• [Exercise objective]: Only the lines between the line holding "What seaborn and" and the line holding "import seaborn as sns", both of those included, should be copied exactly; drop the pictures.

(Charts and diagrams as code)
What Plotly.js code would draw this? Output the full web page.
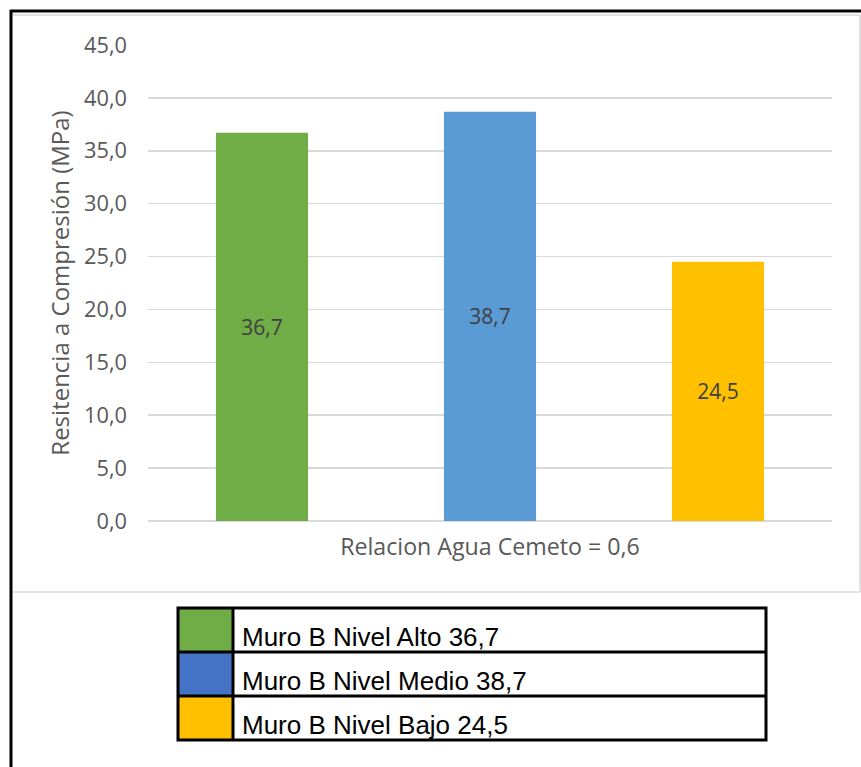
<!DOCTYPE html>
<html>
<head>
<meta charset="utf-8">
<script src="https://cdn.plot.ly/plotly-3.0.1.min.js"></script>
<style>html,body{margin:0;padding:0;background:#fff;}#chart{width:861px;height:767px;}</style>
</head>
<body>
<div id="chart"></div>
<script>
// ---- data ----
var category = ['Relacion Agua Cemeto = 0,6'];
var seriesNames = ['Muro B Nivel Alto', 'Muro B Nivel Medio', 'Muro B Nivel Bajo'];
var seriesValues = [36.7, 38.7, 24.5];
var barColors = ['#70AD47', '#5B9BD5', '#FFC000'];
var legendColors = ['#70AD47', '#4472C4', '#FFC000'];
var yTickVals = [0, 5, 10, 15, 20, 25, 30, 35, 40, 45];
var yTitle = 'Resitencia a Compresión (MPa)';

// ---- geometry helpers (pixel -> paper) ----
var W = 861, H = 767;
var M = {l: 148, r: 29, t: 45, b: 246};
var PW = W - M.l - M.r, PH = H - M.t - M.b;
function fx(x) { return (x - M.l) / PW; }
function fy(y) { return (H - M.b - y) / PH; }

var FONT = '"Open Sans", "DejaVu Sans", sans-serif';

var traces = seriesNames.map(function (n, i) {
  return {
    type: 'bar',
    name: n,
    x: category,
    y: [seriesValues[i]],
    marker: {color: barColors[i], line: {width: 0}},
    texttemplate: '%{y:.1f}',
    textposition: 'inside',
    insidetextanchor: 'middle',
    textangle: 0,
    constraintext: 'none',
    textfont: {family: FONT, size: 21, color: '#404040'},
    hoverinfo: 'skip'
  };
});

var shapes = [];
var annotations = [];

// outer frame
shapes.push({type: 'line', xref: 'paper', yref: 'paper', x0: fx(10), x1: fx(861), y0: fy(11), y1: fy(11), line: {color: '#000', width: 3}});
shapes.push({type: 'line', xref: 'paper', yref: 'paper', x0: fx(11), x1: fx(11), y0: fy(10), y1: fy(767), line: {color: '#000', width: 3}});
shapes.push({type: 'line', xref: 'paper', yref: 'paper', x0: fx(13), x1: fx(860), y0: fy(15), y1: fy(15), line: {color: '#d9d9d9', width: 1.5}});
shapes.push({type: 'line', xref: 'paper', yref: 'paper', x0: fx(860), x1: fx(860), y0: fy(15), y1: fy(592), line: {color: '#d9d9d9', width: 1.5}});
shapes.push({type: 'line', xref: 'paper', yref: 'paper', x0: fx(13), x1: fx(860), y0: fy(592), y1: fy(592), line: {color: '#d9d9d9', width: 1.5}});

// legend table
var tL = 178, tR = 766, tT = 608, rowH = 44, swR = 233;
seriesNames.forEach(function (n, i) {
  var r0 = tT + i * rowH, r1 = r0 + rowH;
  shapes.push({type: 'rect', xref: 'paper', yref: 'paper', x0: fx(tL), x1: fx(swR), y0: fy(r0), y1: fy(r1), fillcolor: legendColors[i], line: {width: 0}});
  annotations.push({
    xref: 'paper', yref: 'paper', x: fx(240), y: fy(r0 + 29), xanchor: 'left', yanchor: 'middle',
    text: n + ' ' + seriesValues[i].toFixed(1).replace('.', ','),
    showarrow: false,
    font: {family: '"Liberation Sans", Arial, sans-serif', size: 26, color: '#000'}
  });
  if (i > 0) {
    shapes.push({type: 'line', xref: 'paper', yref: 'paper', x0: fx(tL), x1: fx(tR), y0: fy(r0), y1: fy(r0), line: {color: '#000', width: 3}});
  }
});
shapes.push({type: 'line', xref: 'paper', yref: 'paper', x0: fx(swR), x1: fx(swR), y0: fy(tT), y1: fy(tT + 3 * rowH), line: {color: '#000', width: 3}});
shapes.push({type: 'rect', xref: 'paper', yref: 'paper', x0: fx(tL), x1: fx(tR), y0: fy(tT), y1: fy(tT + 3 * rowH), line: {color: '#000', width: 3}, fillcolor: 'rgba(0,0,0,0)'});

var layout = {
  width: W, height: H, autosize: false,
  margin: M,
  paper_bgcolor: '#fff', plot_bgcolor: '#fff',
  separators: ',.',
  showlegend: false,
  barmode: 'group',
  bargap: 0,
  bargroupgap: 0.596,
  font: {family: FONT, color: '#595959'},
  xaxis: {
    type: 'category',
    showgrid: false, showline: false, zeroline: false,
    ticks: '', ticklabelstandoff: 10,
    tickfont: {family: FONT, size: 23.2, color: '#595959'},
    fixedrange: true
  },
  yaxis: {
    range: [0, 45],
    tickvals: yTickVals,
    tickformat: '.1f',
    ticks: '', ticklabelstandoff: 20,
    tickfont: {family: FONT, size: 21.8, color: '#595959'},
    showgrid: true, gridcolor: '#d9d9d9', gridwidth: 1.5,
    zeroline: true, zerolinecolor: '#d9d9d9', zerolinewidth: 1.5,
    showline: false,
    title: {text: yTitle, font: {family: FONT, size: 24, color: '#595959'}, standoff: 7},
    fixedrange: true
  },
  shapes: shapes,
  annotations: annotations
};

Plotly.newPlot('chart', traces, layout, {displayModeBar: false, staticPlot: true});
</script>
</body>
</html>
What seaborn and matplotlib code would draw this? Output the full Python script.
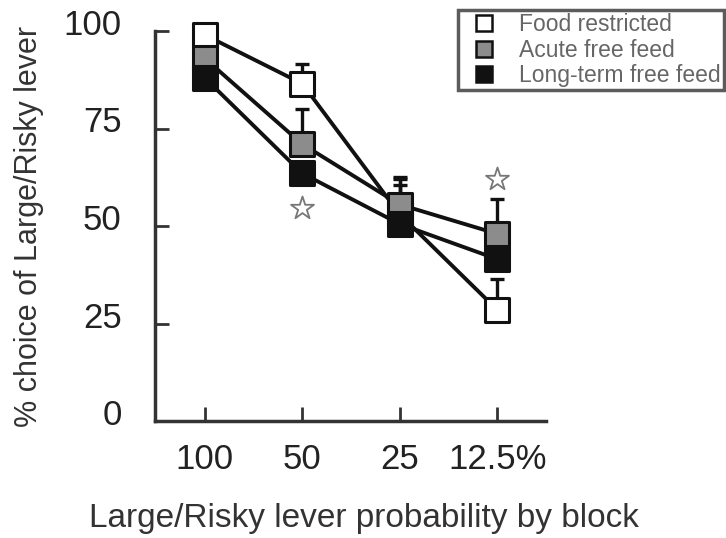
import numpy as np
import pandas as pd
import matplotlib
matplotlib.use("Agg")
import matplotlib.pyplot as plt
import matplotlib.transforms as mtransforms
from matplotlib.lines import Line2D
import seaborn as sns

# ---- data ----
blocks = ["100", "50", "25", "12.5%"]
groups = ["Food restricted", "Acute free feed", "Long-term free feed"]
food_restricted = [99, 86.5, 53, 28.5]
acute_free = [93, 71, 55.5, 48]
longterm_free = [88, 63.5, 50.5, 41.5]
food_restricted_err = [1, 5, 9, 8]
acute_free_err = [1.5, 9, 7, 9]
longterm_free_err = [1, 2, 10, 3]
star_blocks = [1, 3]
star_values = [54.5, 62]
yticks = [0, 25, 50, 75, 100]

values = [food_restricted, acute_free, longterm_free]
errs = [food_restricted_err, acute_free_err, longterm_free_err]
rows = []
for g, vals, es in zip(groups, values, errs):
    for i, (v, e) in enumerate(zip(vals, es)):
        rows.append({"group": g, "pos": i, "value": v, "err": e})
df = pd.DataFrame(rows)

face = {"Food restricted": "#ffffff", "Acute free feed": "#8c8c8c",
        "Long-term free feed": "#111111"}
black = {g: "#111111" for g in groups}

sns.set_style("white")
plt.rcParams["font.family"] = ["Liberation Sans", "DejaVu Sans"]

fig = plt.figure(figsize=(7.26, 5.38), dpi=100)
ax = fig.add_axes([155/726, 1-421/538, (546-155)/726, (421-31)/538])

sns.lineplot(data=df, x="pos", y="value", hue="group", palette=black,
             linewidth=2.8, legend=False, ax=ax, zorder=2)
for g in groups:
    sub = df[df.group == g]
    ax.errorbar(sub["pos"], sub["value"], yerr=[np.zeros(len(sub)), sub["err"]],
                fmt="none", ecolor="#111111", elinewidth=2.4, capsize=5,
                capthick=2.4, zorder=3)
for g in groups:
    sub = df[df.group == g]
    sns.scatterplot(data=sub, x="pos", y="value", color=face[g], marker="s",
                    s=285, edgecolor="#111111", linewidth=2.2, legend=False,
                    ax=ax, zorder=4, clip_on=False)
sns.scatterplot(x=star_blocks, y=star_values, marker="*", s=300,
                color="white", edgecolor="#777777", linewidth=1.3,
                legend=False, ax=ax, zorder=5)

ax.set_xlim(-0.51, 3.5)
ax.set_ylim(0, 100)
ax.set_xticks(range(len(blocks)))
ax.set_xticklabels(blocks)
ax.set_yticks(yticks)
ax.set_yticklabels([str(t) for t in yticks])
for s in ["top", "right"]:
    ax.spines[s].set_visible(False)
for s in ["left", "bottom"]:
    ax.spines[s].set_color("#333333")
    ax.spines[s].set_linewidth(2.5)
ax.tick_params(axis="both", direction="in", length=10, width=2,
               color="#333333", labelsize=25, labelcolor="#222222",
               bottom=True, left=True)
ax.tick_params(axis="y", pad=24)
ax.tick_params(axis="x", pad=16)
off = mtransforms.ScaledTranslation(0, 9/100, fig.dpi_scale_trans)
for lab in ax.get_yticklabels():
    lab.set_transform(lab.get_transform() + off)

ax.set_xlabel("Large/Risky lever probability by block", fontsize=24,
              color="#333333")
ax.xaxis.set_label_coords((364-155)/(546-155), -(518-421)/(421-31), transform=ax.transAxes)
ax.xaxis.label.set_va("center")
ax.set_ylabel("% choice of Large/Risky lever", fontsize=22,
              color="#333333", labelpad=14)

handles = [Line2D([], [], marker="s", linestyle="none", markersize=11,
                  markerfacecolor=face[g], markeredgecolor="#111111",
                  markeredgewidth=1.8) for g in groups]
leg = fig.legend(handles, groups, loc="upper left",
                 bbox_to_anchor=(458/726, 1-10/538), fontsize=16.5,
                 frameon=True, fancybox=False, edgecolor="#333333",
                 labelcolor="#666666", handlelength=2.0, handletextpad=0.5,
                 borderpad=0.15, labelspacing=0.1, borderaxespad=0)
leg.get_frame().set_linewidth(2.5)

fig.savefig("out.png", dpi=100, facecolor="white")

• [The response]:
What seaborn and matplotlib code would draw this? Output the full Python script.
import numpy as np
import pandas as pd
import matplotlib
matplotlib.use("Agg")
import matplotlib.pyplot as plt
import matplotlib.transforms as mtransforms
from matplotlib.lines import Line2D
import seaborn as sns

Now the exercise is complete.